MDGs can be achieved only through co-ordinated efforts of various government institutions
By Zubair Faisal Abbasi
In Pakistan, the focus of debate around Millennium Development Goals (MDGs) has been whether the country can achieve them or not. It was argued that the country was able to reduce poverty to half from 36 percent to 17 percent a few years ago and, hence, achieve the target before 2015.
Though the argument could not withstand criticism on methodology of poverty assessment, the country could not sustain the 50 percent of poverty reduction either. The euphoria was over before it could make everyone happy. According to some estimates, the country lapsed back into the poverty trap with 30-40 percent natives of the country inside the murky circle.
Looking at people from the perspective of multi-dimensional poverty, the country has more poor and deprived (52 percent) in its coffers than non-poor, according to estimates of Social Policy and Development Centre. Such inequalities and deprivations paint the canvass of life for people and rob them of basic capabilities to live and function.
In a recent report on MDGs by the government of Pakistan, the evidence of health outcomes during the period between 2001-02 to 2006-07 shows that only two more lives can celebrate their first birthdays amongst 1000 live births. While infant mortality rate stands at 75, during the next four years it has to be brought down to 42.
Going from such ebb to a plateau is no doubt an uphill task which goes beyond the ambit of health-focused interventions. Most distressing point is that such deprivations abound in Pakistan, despite the sloganeering of having recently lived another era of high growth and investment in which the highest ever 9 percent growth rate was also achieved.
Responding to the situation of Pakistan, different civil society groups have stressed upon the social and legal side of the enabling and egalitarian environment which could help achieve the MDGs. These are good initiatives and must be carried on with fervour.
However, a deep analysis is also needed that whether MDGs have really focused the development malaise in Pakistan. In addition, how New Growth Strategy (NGS), which has been tagged as neither new nor a strategy by analysts, would be able to take Pakistan on a sustained and equitable economic growth path.
It appears that, currently, the way issue of social and economic development has been articulated in Pakistan (and in MDGs to a certain extent) is something like: largely if health (i.e., more doctors, medicines, and hospitals, etc.) and education (i.e., more schools and teachers) get some attention while letting the market decide what kind of capacity is needed in the economy, everything will automatically adjust based on the logic of so-called free and open market.
At best, what is needed is to allow individual entrepreneurship to flourish through (micro) credit at the bottom and enforcement of property rights at the top levels of economic activity. The rest can be left to the national and international market and competition to decide in which direction welfare functions can perform since such a system will increase size of the economic pie and hence improvement in distribution will follow.
There is a need to question the above-mentioned doctrines of the ‘new developmentalism’ being pursued and brought in Pakistan. Prof. Ha-Joon Chang, through his research on the dynamics of economic improvements around the world, has argued that countries need to improve their ‘productive capacity’ in order to meet the challenges of poverty and social development.

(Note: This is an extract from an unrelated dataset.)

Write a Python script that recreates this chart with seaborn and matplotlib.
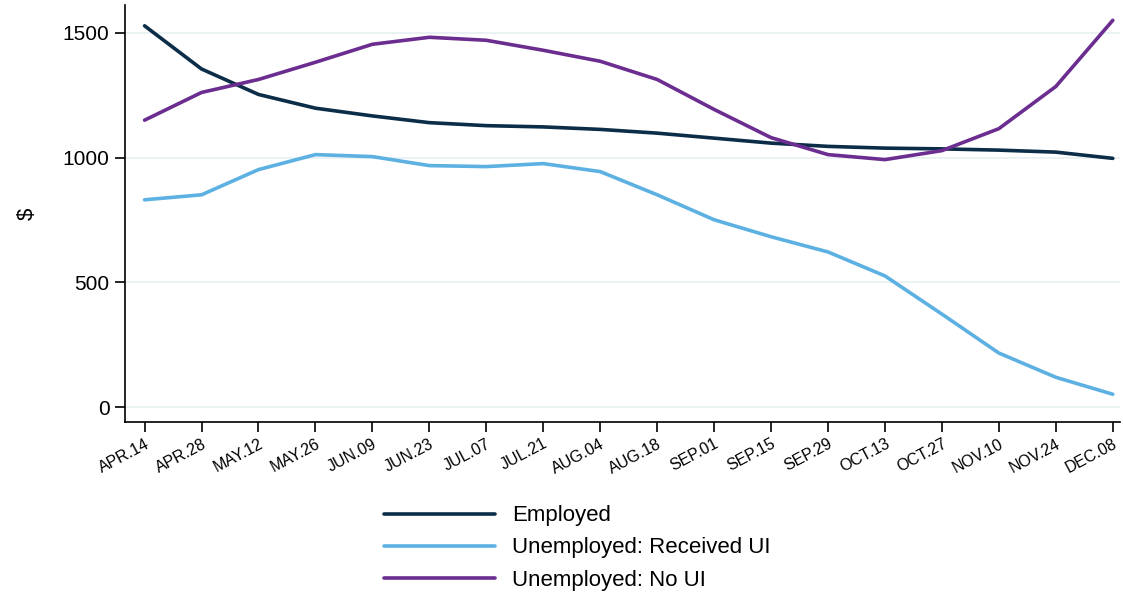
import numpy as np
import pandas as pd
import matplotlib
matplotlib.use("Agg")
import matplotlib.pyplot as plt
import seaborn as sns

weeks = ["APR.14", "APR.28", "MAY.12", "MAY.26", "JUN.09", "JUN.23", "JUL.07", "JUL.21", "AUG.04",
         "AUG.18", "SEP.01", "SEP.15", "SEP.29", "OCT.13", "OCT.27", "NOV.10", "NOV.24", "DEC.08"]

employed = [1528, 1355, 1253, 1198, 1167, 1140, 1128, 1123, 1113,
            1098, 1078, 1058, 1045, 1038, 1035, 1030, 1022, 997]
received_ui = [831, 851, 952, 1012, 1004, 968, 964, 976, 944,
               851, 751, 683, 622, 526, 373, 217, 120, 52]
no_ui = [1150, 1261, 1313, 1382, 1454, 1482, 1470, 1430, 1386,
         1313, 1193, 1080, 1012, 992, 1028, 1116, 1285, 1550]

series = ["Employed", "Unemployed: Received UI", "Unemployed: No UI"]
colors = ["#0c2d48", "#5db1e2", "#6b2d8f"]

df = pd.DataFrame({
    "week": np.tile(np.arange(len(weeks)), 3),
    "value": employed + received_ui + no_ui,
    "group": np.repeat(series, len(weeks)),
})

sns.set_style("white")
plt.rcParams["font.family"] = ["Liberation Sans", "DejaVu Sans"]
plt.rcParams["text.color"] = "black"
plt.rcParams["xtick.color"] = "black"
plt.rcParams["ytick.color"] = "black"
plt.rcParams["axes.labelcolor"] = "black"

fig = plt.figure(figsize=(11.23, 5.93), dpi=100)
ax = fig.add_axes([0.111, 0.288, 0.886, 0.703])

sns.lineplot(data=df, x="week", y="value", hue="group", hue_order=series,
             palette=colors, linewidth=2.6, ax=ax, legend=True)

ax.set_xlim(-0.35, 17.12)
ax.set_ylim(-60, 1610)
ax.set_yticks([0, 500, 1000, 1500])
ax.set_xticks(range(len(weeks)))
ax.set_xticklabels(weeks, rotation=28, ha="right", rotation_mode="anchor", fontsize=11.5)
ax.tick_params(axis="y", labelsize=15, length=7, width=1.2, direction="out", left=True, pad=4)
ax.tick_params(axis="x", length=7, width=1.2, direction="out", bottom=True, pad=3)
ax.yaxis.grid(True, color="#e6f0f2", linewidth=1.2)
ax.xaxis.grid(False)
for s in ["top", "right"]:
    ax.spines[s].set_visible(False)
for s in ["left", "bottom"]:
    ax.spines[s].set_color("black")
    ax.spines[s].set_linewidth(1.2)

ax.set_xlabel("")
ax.set_ylabel("$", fontsize=16, labelpad=18)

handles, labels = ax.get_legend_handles_labels()
ax.get_legend().remove()
fig.legend(handles, labels, loc="center", bbox_to_anchor=(0.514, 0.076),
           frameon=False, fontsize=16, handlelength=5.0, handletextpad=0.8,
           labelspacing=0.5)

fig.savefig("out.png", dpi=100)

They need to bring in the idea of ‘flying goose-like’ situations in which the government, private sector, financial sector, and academia build industrial development vision which reinforces the collective entrepreneurial efforts for economic growth through up-gradation and modernisation of the productive capacity of an economy.

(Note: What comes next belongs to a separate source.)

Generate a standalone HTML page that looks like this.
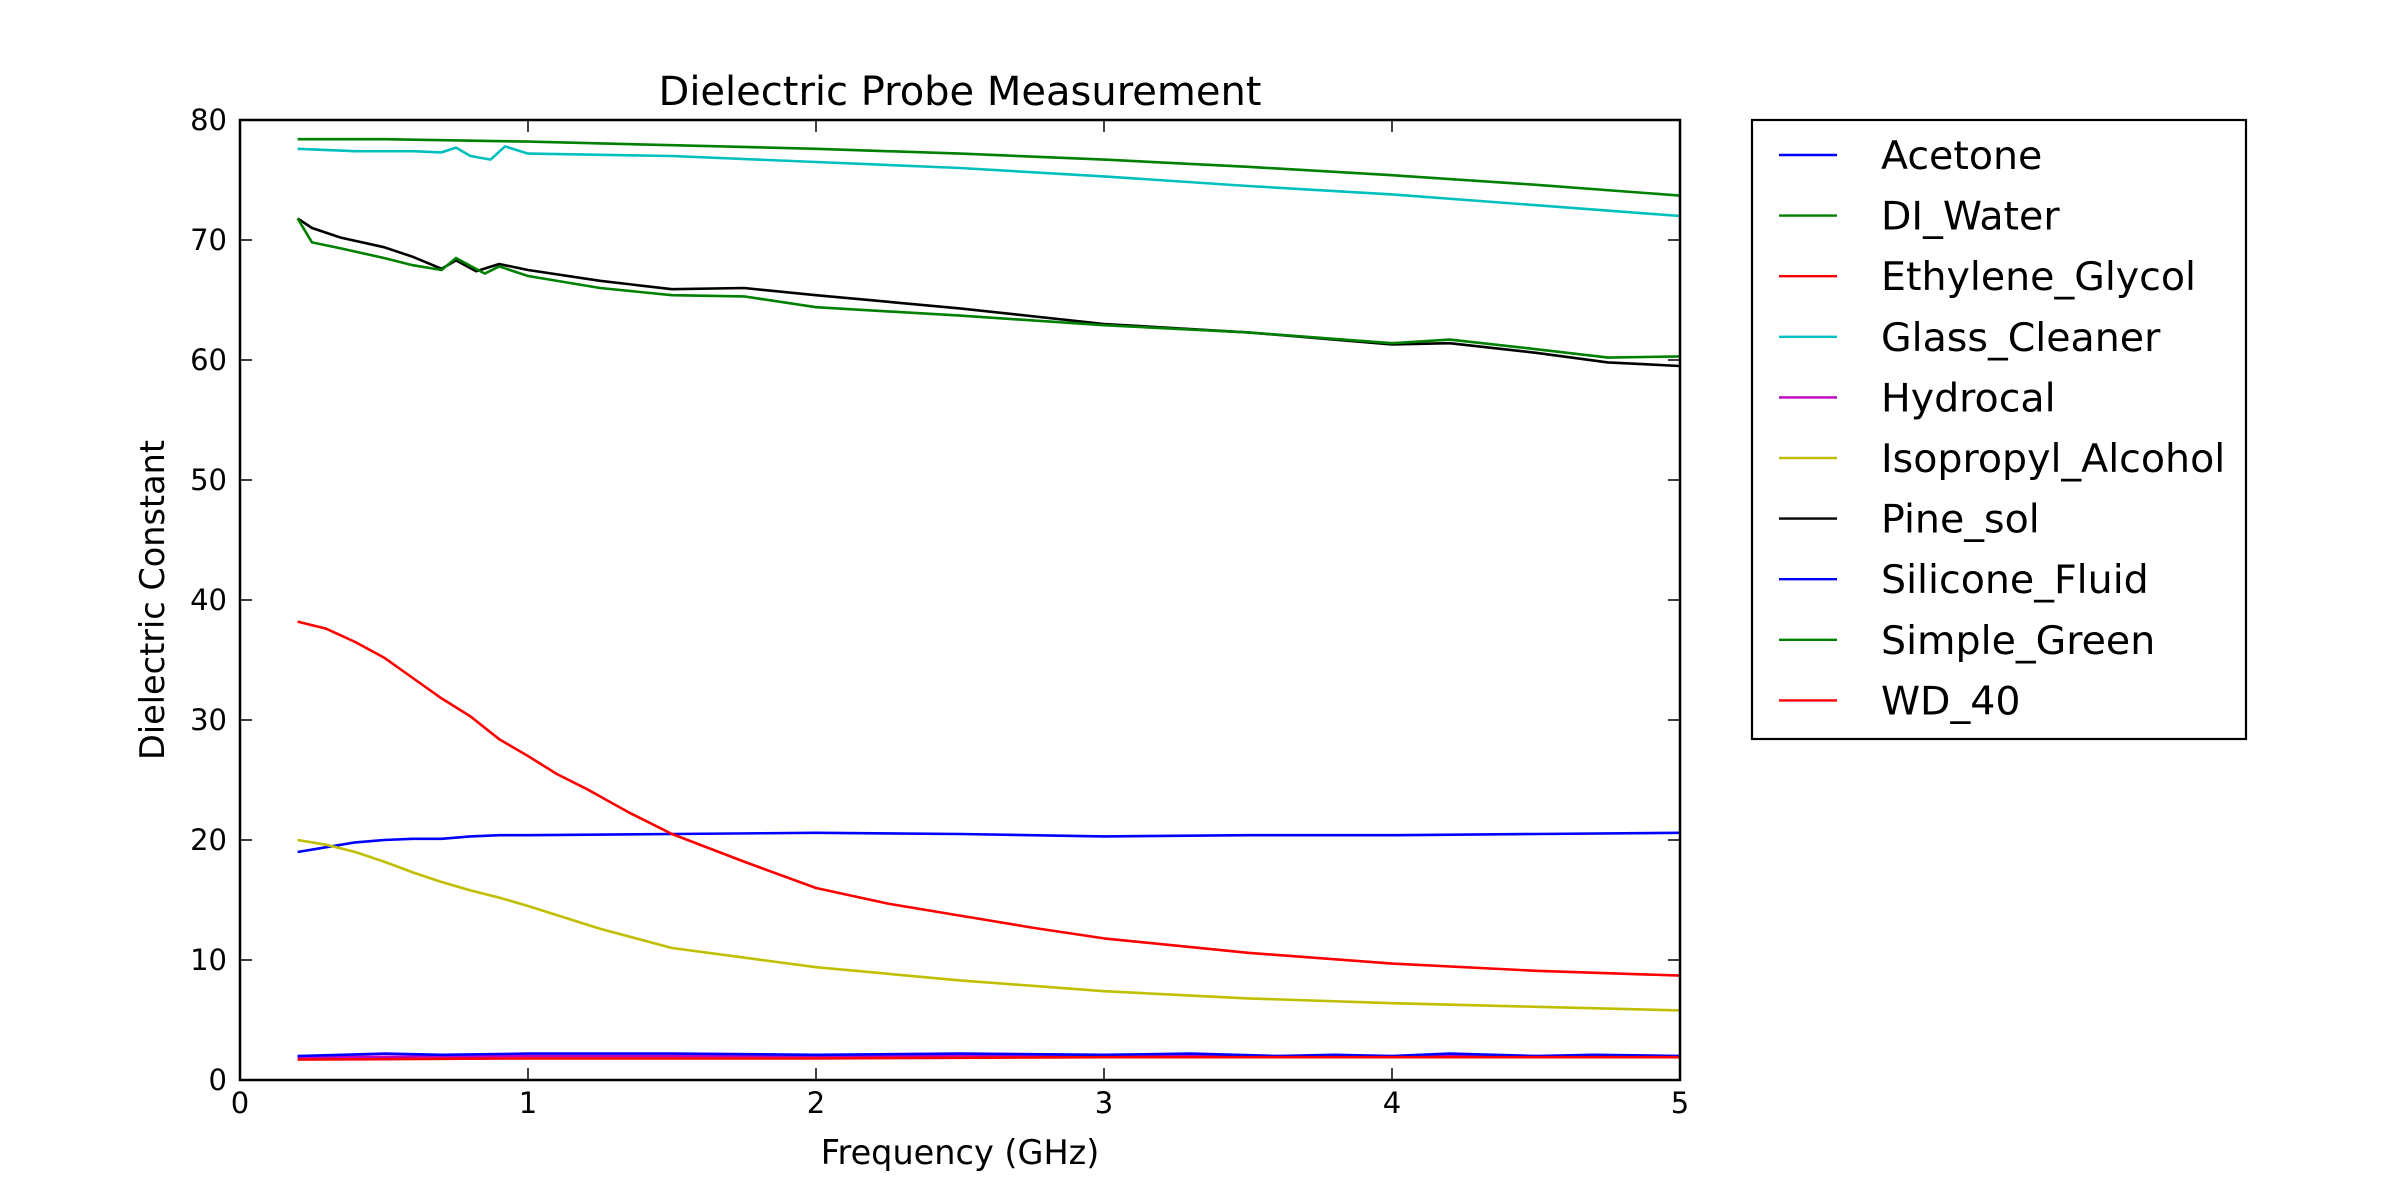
<!DOCTYPE html>
<html><head><meta charset="utf-8"><style>
html,body{margin:0;padding:0;background:#fff;}
svg{display:block;font-family:"DejaVu Sans","Liberation Sans",sans-serif;}
</style></head><body>
<svg id="chart" width="2400" height="1200" viewBox="0 0 2400 1200" xmlns="http://www.w3.org/2000/svg">
<rect width="2400" height="1200" fill="#fff"/>
<text x="960" y="105" font-size="40" text-anchor="middle">Dielectric Probe Measurement</text>
<text x="960" y="1164" font-size="33.5" text-anchor="middle">Frequency (GHz)</text>
<text x="0" y="0" font-size="33.5" text-anchor="middle" transform="translate(164,600) rotate(-90)">Dielectric Constant</text>
<g id="series"></g>
<g id="axes"></g>
<g id="legend"></g>
</svg>
<script>
const xTicks=[0,1,2,3,4,5];
const yTicks=[0,10,20,30,40,50,60,70,80];
const seriesNames=["Acetone","DI_Water","Ethylene_Glycol","Glass_Cleaner","Hydrocal","Isopropyl_Alcohol","Pine_sol","Silicone_Fluid","Simple_Green","WD_40"];
const seriesColors=["#0000ff","#008000","#ff0000","#00bfbf","#bf00bf","#bfbf00","#000000","#0000ff","#008000","#ff0000"];
const acetoneX=[0.2,0.3,0.4,0.5,0.6,0.7,0.8,0.9,1,1.5,2,2.5,3,3.5,4,4.5,5];
const acetoneY=[19,19.4,19.8,20,20.1,20.1,20.3,20.4,20.4,20.5,20.6,20.5,20.3,20.4,20.4,20.5,20.6];
const diWaterX=[0.2,0.5,1,1.5,2,2.5,3,3.5,4,4.5,5];
const diWaterY=[78.4,78.4,78.2,77.9,77.6,77.2,76.7,76.1,75.4,74.6,73.7];
const glycolX=[0.2,0.3,0.4,0.5,0.6,0.7,0.8,0.9,1,1.1,1.2,1.35,1.5,1.75,2,2.25,2.5,2.75,3,3.5,4,4.5,5];
const glycolY=[38.2,37.6,36.5,35.2,33.5,31.8,30.3,28.4,27,25.5,24.3,22.3,20.5,18.2,16,14.7,13.7,12.7,11.8,10.6,9.7,9.1,8.7];
const glassX=[0.2,0.4,0.6,0.7,0.75,0.8,0.87,0.92,1,1.5,2,2.5,3,3.5,4,4.5,5];
const glassY=[77.6,77.4,77.4,77.3,77.7,77.0,76.7,77.8,77.2,77.0,76.5,76.0,75.3,74.5,73.8,72.9,72.0];
const hydrocalX=[0.2,1,2,3,4,5];
const hydrocalY=[1.9,2.0,2.0,2.0,2.0,2.0];
const ipaX=[0.2,0.3,0.4,0.5,0.6,0.7,0.8,0.9,1,1.25,1.5,1.75,2,2.5,3,3.5,4,4.5,5];
const ipaY=[20,19.6,19.0,18.2,17.3,16.5,15.8,15.2,14.5,12.6,11,10.2,9.4,8.3,7.4,6.8,6.4,6.1,5.8];
const pineX=[0.2,0.25,0.35,0.5,0.6,0.7,0.75,0.82,0.9,1,1.25,1.5,1.75,2,2.5,3,3.5,4,4.2,4.5,4.75,5];
const pineY=[71.8,71,70.2,69.4,68.6,67.6,68.3,67.4,68,67.5,66.6,65.9,66,65.4,64.3,63.0,62.3,61.3,61.4,60.6,59.8,59.5];
const siliconeX=[0.2,0.5,0.7,1,1.5,2,2.5,3,3.3,3.6,3.8,4,4.2,4.5,4.7,5];
const siliconeY=[2.0,2.2,2.1,2.2,2.2,2.1,2.2,2.1,2.2,2.0,2.1,2.0,2.2,2.0,2.1,2.0];
const greenX=[0.2,0.25,0.35,0.5,0.6,0.7,0.75,0.85,0.9,1,1.25,1.5,1.75,2,2.5,3,3.5,4,4.2,4.5,4.75,5];
const greenY=[71.8,69.8,69.3,68.5,67.9,67.5,68.5,67.2,67.8,67,66,65.4,65.3,64.4,63.7,62.9,62.3,61.4,61.7,60.9,60.2,60.3];
const wdX=[0.2,1,2,3,4,5];
const wdY=[1.7,1.8,1.8,1.9,1.9,1.9];
const allX=[acetoneX,diWaterX,glycolX,glassX,hydrocalX,ipaX,pineX,siliconeX,greenX,wdX];
const allY=[acetoneY,diWaterY,glycolY,glassY,hydrocalY,ipaY,pineY,siliconeY,greenY,wdY];

const NS="http://www.w3.org/2000/svg";
const L=240,R=1680,T=120,B=1080;
function sx(v){return L+(v-0)/(5-0)*(R-L);}
function sy(v){return B-(v-0)/(80-0)*(B-T);}
function mk(tag,attrs,parent){const e=document.createElementNS(NS,tag);for(const k in attrs)e.setAttribute(k,attrs[k]);parent.appendChild(e);return e;}
const gS=document.getElementById('series'),gA=document.getElementById('axes'),gL=document.getElementById('legend');
for(let i=0;i<seriesNames.length;i++){
  const pts=allX[i].map((x,j)=>sx(x).toFixed(1)+','+sy(allY[i][j]).toFixed(1)).join(' ');
  const pl=mk('polyline',{points:pts,fill:'none',stroke:seriesColors[i],'stroke-width':2.6,'stroke-linejoin':'round'},gS);
  
  
}
const frame=mk('rect',{x:L,y:T,width:R-L,height:B-T,fill:'none',stroke:'#000','stroke-width':2.5},gA);


xTicks.forEach(v=>{
  const x=sx(v);
  mk('line',{x1:x,y1:B,x2:x,y2:B-12,stroke:'#000','stroke-width':1.5},gA);
  mk('line',{x1:x,y1:T,x2:x,y2:T+12,stroke:'#000','stroke-width':1.5},gA);
  const t=mk('text',{x:x,y:1113,'font-size':29,'text-anchor':'middle'},gA);
  t.textContent=v;
  
  
});
yTicks.forEach(v=>{
  const y=sy(v);
  mk('line',{x1:L,y1:y,x2:L+12,y2:y,stroke:'#000','stroke-width':1.5},gA);
  mk('line',{x1:R,y1:y,x2:R-12,y2:y,stroke:'#000','stroke-width':1.5},gA);
  const t=mk('text',{x:227,y:y+10,'font-size':29,'text-anchor':'end'},gA);
  t.textContent=v;
  
  
});
const box=mk('rect',{x:1752,y:120,width:494,height:619,fill:'#fff',stroke:'#000','stroke-width':2.2},gL);


seriesNames.forEach((n,i)=>{
  const y=155+i*60.6;
  const ln=mk('line',{x1:1779,y1:y,x2:1837,y2:y,stroke:seriesColors[i],'stroke-width':2.4},gL);
  
  
  const t=mk('text',{x:1881,y:y+14,'font-size':39.5},gL);
  t.textContent=n;
  
  
});
</script>
</body></html>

It is important to note that individual entrepreneurs do play a very significant role, such as having more business graduates, doctors and engineers means trained and skilled human resource to fuel the engine of economic growth. However, equally important is to have successful large-scale enterprises and firms which absorb and sharpen the utilisation capacity of the economy. Such firms are needed to organise complex division of labour which is needed to harness the potentials of individual entrepreneurs.
Ha-Joon Chang argues, what really distinguish the US or Germany, on the one hand, and the Philippines or Nigeria, on the other hand, are their Boeings and Volkswagens, and not their economists or medical doctors (which the latter countries have in quite large quantities).
In a nutshell, the argument is that trade and industrial development should not be left to the forces of competition and markets. While humanistic concerns for egalitarian social development are important and must be adequately addressed, the federal and provincial governments need to come forward and invest in technological development of the country to bring in improvement in productive capacity.
Even restructuring and devolution of Higher Education Commission must be looked at from this angle rather than playing politics around the spending capacity of the institution. In this way, the development vision of Pakistan has to go ahead of achieving MDGs.